Мы шептались бесконечно долго, и ее рука все время перебирала мои волосы. Она спросила, смогу ли я прожить без нее один-два месяца.
— Ты, — сказала она, — мог бы не тратить свою получку разом, а разделить ее по дням месяца — так, чтобы у тебя всегда было на самое необходимое? Сможешь ты так сделать?
— Ну конечно, — ответил я, — я же не ребенок.
Я сумел в этот момент унять биение своего сердца и его не подхватили чувствительнейшие медные шары на спинке кровати: малейшее позвякивание меня бы выдало. Вот так она и уехала вместе со всеми прочими слугами графа в сказочное Монтекарло; вряд ли она представляла себе, как скоро начнутся мои несчастья, но все равно плакала; так уж она была устроена, моя мать, слезы сразу же находили на ее щеках проложенные раньше дорожки, и откуда, откуда бралось у нее столько слез?
Оставить меня на собственное попечение, меня, который всегда был сам себе отчимом? За несколько недель я промотал сложенные из разных поступлений несколько сот лир, которые сумел раздобыть у старых своих ростовщиков (к тому же я завел еще несколько денежных знакомств — весьма сомнительные лица, весьма сомнительные клички!), и оказался полностью на мели. Для того, кто ест мало или не ест ничего, улицы Неаполя — это настоящая насмешка: повсюду, куда ни глянь, гигантские сыры, полумесяцы окороков, колышущиеся в воздухе, как тела одалисок, горы творожной массы, толстые колбасы, у которых на срезе круглые вкрапления жира кажутся серебряными монетками, связки сосисок, но главное — закусочные и пиццерии с их старинным, вечным, безыскусным запахом — запахом очага и сковородки, тем запахом, что попадает в нас не снаружи, а живет внутри нас, и всегда оживает — то сильнее, то слабее, — стоит нам произнести: «Дом, семья, земля». После работы, чтобы не мучиться понапрасну на улицах, я спешил домой. Помню, стоял июнь, и окошечки наши никогда не темнели, словно никогда полностью не наставала ночь. Пошарив по углам в поисках пищи в безумной надежде на чудо (как-то я выпил, приправив его солью, остатки оливкового масла, найденного мною в какой-то бутылке; с корочками от сыра, обнаруженными внутри терки и несколькими луковицами, завалявшимися в корзине, тоже было покончено; и раз сто, наверное, я все брал и нюхал бутылочку из-под уксуса), я начинал страстно, до болезненности ощущать себя сыном своей матери. Я думал о ней не с тем ленивым поверхностным чувством, что всегда: теперь ее любили сами мои кости, ей воздавало хвалу все мое тело, я благодарил ее за руки, за глаза, даже за голод; наконец-то я не страдаю, я беспокоюсь только о тебе, жалею только тебя. Моя мать в Монтекарло! Вагон люкс, граница, церкви, которые ее не знают, всюду иностранцы; граф М. с карманами, раздувшимися от жетонов, или, наоборот, отвергнутый Фортуной; прислуга, довольная или испуганная, которая исподтишка за ним наблюдает. Неужели это правда — моя мать в Монтекарло, гладит на столе Монтекарло, и, пока гладит, Снежный переулок утюжит ей сердце, как утюг в ее руках — сверкающее белье. Каждый платочек, который она берет из кучи и опрыскивает водой, — это смертная простыня, под которой прячется мое лицо, избегающее ее взгляда, стыдящееся ее.

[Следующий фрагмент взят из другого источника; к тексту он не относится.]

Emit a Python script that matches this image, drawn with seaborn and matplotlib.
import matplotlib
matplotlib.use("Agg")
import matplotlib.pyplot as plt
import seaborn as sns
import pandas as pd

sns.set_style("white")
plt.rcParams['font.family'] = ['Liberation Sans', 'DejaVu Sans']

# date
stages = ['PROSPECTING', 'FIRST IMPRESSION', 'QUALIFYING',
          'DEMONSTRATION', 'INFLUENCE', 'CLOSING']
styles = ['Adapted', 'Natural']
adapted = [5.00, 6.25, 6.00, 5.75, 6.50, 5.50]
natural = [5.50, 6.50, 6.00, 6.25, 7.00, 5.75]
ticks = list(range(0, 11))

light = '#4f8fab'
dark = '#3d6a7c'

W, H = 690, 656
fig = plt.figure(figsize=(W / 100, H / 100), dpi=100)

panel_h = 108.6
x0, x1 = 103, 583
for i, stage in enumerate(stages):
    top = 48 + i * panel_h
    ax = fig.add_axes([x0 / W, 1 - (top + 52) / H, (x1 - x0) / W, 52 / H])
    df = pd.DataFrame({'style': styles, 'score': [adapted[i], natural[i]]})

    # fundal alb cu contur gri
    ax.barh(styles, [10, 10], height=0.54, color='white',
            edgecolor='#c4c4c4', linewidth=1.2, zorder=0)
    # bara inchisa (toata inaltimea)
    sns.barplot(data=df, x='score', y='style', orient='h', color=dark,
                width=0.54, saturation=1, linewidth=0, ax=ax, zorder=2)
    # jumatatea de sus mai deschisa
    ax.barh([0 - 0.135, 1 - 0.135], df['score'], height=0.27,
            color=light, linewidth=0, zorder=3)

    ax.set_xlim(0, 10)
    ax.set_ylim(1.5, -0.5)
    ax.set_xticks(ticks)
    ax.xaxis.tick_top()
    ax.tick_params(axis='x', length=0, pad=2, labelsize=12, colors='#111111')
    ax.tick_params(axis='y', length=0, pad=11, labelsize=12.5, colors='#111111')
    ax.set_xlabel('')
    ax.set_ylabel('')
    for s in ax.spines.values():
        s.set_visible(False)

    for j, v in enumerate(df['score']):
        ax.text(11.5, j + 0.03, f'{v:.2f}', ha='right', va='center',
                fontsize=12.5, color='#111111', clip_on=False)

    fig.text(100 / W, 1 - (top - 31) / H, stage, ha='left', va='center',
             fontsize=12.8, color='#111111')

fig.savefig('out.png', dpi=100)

Да, именно это говорил я ей в полных любви письмах, которые начал тогда писать: я стыжусь самого себя. Мне стыдно, говорил я, что я не заработал себе на хлеб, мне стыдно, что я ем твой хлеб, хлеб, который приходит почтой из Монтекарло в маленьких французских банкнотах. Дорогая мама, говорил я ей, как ты сумела догадаться, что я сам себе отчим, как ты обо всем догадалась? Ничего, наверное, из меня не выйдет, мама, но что будет с тобой? Да-да, не беспокойся, я питаюсь теперь регулярно; ты замечательно мне их посылаешь (по частям, чуть ли не каждый день) — и свое жалованье, и чаевые, заработанные в Монтекарло. Я так тебя люблю, говорил я ей, я никогда этого не забуду, я знаю, что это останется со мной на всю жизнь.